One of the oldest schools in Scotland is preparing to mark 300 years since its formation.
Wallace Hall Academy in Thornhill will host a weekend of celebration of three centuries of achievement, progress and cultural enrichment later this year.
Famous former pupils will join teachers, senior school staff, students, local villagers and farmers – with whom the school has strong links – to raise a toast to John Wallace, the successful Glasgow merchant and native of the village of Closeburn who started the story.
Events to showcase the history of the school are set to take place in May along with a reunion.
Wallace Hall Academy headteacher Barry Graham said: “The tercentenary celebrations will be a momentous weekend not only for the school but for the towns and villages which it serves, and for whose sons and daughters it has afforded an exemplary start in life.
“After all these years, the academy is still delivering an outstanding education to the students in its care, combining the best of traditional values with the very latest in teaching methods and technologies.
“There will be many events and gatherings for this remarkable occasion and we would like to encourage as many people as possible to join us on the Wallace Hall Academy – 300 Years Facebook page.”
It was in 1717, just 10 years after the Union of the Parliaments of Scotland and England, that John Wallace endowed £1,400 to establish a school which would teach English, Latin, Greek, writing and arithmetic to the children of the parishes of Closeburn and Dalgarno.
When he died in 1723, his executors bought five acres of land in Kirkflatt, along with farmland which would produce an income for the rector, and the following year the first schoolmaster was appointed.
As the 1800s approached, the school’s reputation was established, its presence being a significant incentive in local farm sales, and in 1817, it was described as “indeed, one of the most celebrated academies of Scotland.”
It attracted students not just from the local countryside but from all over Scotland, including the elder brothers of Sir Walter Scott. It was not all Latin and arithmetic, however, in 1780, dancing was added to the prospectus and Wallace Hall remains a Scottish Country Dance centre of excellence to this day.

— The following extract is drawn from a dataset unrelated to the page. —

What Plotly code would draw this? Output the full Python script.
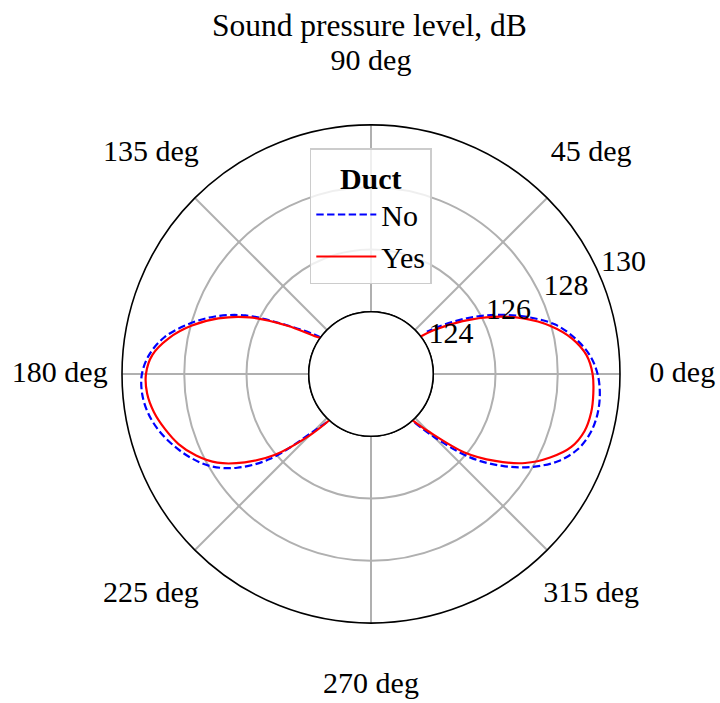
import plotly.graph_objects as go

# Polar directivity of sound pressure level (dB), read per angle in degrees.
# Values below the inner radial limit (124 dB) fall inside the hole and are left out.
angles_right = [-48, -45, -40, -35, -30, -25, -20, -15, -10, -5, 0, 5, 10, 15, 20, 25, 30, 35, 37]
spl_no_right = [124.1, 124.85, 126.18, 127.15, 127.97, 128.63, 129.07, 129.30, 129.39, 129.38,
                129.28, 129.05, 128.65, 128.13, 127.35, 126.50, 125.60, 124.65, 124.25]
spl_yes_right = [124.0, 124.6, 125.92, 126.87, 127.72, 128.35, 128.85, 129.10, 129.18, 129.17,
                 129.12, 128.95, 128.56, 127.97, 127.22, 126.35, 125.40, 124.45, 124.0]

angles_left = [144, 145, 150, 155, 160, 165, 170, 175, 180, 185, 190, 195, 200, 205, 210, 215, 220, 225, 228]
spl_no_left = [124.0, 124.2, 125.15, 126.45, 127.38, 128.12, 128.75, 129.15, 129.36, 129.38,
               129.27, 129.05, 128.74, 128.38, 127.93, 127.25, 126.25, 124.6, 124.0]
spl_yes_left = [123.9, 124.05, 125.1, 126.3, 127.22, 127.98, 128.6, 129.05, 129.23, 129.22,
                129.08, 128.85, 128.58, 128.2, 127.7, 126.95, 126.05, 124.8, 123.9]

radial_ticks = [124, 126, 128, 130]
radial_labels = [str(v) for v in radial_ticks]
angle_ticks = [0, 45, 90, 135, 180, 225, 270, 315]
angle_labels = [f"{a} deg" for a in angle_ticks]
r_min, r_max = 124, 130

RADIAL_LABEL_ANGLE = 22.5   # direction along which radial tick labels sit
R_CENTRE = 122.0            # radial value that would sit at the centre without the hole
ANGLE_LABEL_R = 132.0       # radius (same dB scale) where angle labels are centred

FONT = "Liberation Serif"
FS = 30

# main plot area (pixels of the 720x703 page): centre and outer radius
W, H = 720, 703
CX, CY, R_OUT = 371, 374, 249
R_LBL = R_OUT * (ANGLE_LABEL_R - R_CENTRE) / (r_max - R_CENTRE)


def square_domain(radius):
    return dict(x=[(CX - radius) / W, (CX + radius) / W],
                y=[(H - CY - radius) / H, (H - CY + radius) / H])


def lobes(a_right, v_right, a_left, v_left):
    # join the two lobes with a gap so the line breaks inside the hole
    return a_right + [None] + a_left, v_right + [None] + v_left


fig = go.Figure()

# inner boundary circle at the lower radial limit
circle_theta = list(range(0, 361, 2))
fig.add_trace(go.Scatterpolar(
    r=[r_min] * len(circle_theta), theta=circle_theta, mode="lines",
    line=dict(color="black", width=1.5), showlegend=False, hoverinfo="skip",
    cliponaxis=False,
))

th, rv = lobes(angles_right, spl_no_right, angles_left, spl_no_left)
fig.add_trace(go.Scatterpolar(
    r=rv, theta=th, mode="lines", name="No",
    line=dict(color="#0000ff", width=2.2, dash="7.4px,3.4px", shape="spline", smoothing=1),
    connectgaps=False,
))
th, rv = lobes(angles_right, spl_yes_right, angles_left, spl_yes_left)
fig.add_trace(go.Scatterpolar(
    r=rv, theta=th, mode="lines", name="Yes",
    line=dict(color="#ff0000", width=2.2, shape="spline", smoothing=1),
    connectgaps=False,
))

# radial tick labels
fig.add_trace(go.Scatterpolar(
    r=radial_ticks, theta=[RADIAL_LABEL_ANGLE] * len(radial_ticks),
    mode="text", text=radial_labels, textposition="top right",
    textfont=dict(family=FONT, size=FS, color="black"),
    showlegend=False, hoverinfo="skip", cliponaxis=False,
))
# angular tick labels, on a larger invisible polar frame sharing the same centre and scale
fig.add_trace(go.Scatterpolar(
    r=[ANGLE_LABEL_R] * len(angle_ticks), theta=angle_ticks, subplot="polar2",
    mode="text", text=angle_labels, textposition="middle center",
    textfont=dict(family=FONT, size=FS, color="black"),
    showlegend=False, hoverinfo="skip", cliponaxis=False,
))

hidden_radial = dict(range=[R_CENTRE, ANGLE_LABEL_R], visible=False, showgrid=False,
                     showline=False, showticklabels=False, ticks="")
hidden_angular = dict(rotation=0, direction="counterclockwise", visible=False,
                      showgrid=False, showline=False, showticklabels=False, ticks="")

fig.update_layout(
    width=W, height=H,
    margin=dict(l=0, r=0, t=0, b=0),
    paper_bgcolor="white",
    font=dict(family=FONT, size=FS, color="black"),
    title=dict(text="Sound pressure level, dB", x=0.513, xanchor="center",
               y=1 - 25 / H, yanchor="middle",
               font=dict(family=FONT, size=31.5, color="black")),
    polar2=dict(
        domain=square_domain(R_LBL),
        bgcolor="rgba(0,0,0,0)",
        radialaxis=hidden_radial,
        angularaxis=hidden_angular,
    ),
    polar=dict(
        domain=square_domain(R_OUT),
        bgcolor="white",
        hole=0.25,
        radialaxis=dict(
            range=[r_min, r_max], tickvals=radial_ticks, angle=RADIAL_LABEL_ANGLE,
            showline=False, ticks="", showticklabels=False,
            gridcolor="#b0b0b0", gridwidth=1.5,
        ),
        angularaxis=dict(
            rotation=0, direction="counterclockwise",
            tickvals=angle_ticks, ticks="", showticklabels=False,
            showline=True, linecolor="black", linewidth=1.6,
            gridcolor="#b0b0b0", gridwidth=1.5,
        ),
    ),
    legend=dict(
        title=dict(text="<b>Duct</b>", side="top center",
                   font=dict(family=FONT, size=FS, color="black")),
        x=0.515, xanchor="center", y=1 - 148 / H, yanchor="top",
        itemwidth=60,
        bgcolor="rgba(255,255,255,0.8)", bordercolor="#cccccc", borderwidth=1.5,
        font=dict(family=FONT, size=FS, color="black"),
    ),
)

fig.write_html("out.html")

Situated as it is in the rolling green acres of Dumfries and Galloway, it was only natural that the academy established mutually-beneficial associations with the farming community and agricultural science was introduced in 1882, with the school becoming a centre for agricultural education in 1929. It even ran a short course on butter-making.
In 1965, the Scottish education department decreed that secondary education in the area would best served by one new school in Thornhill, two miles from Closeburn, to accommodate all 800 secondary pupils in the area. This came to pass in 1973 and, taking the Wallace Hall Academy name, the school now serves pupils aged from two to 18-years-old.
The list of distinguished former pupils is long and includes footballers, Olympic swimmers, cattle breeders, Lord Mayors, business executives, academics, singers and entertainers and a Moderator of the General Assembly of the Church of Scotland.
For a small, rural school, Wallace Hall Academy has consistently punched well above its weight in providing a positive educational experience in Mid-Nithsdale, and the John Wallace Trust still supports experiences beyond the classroom.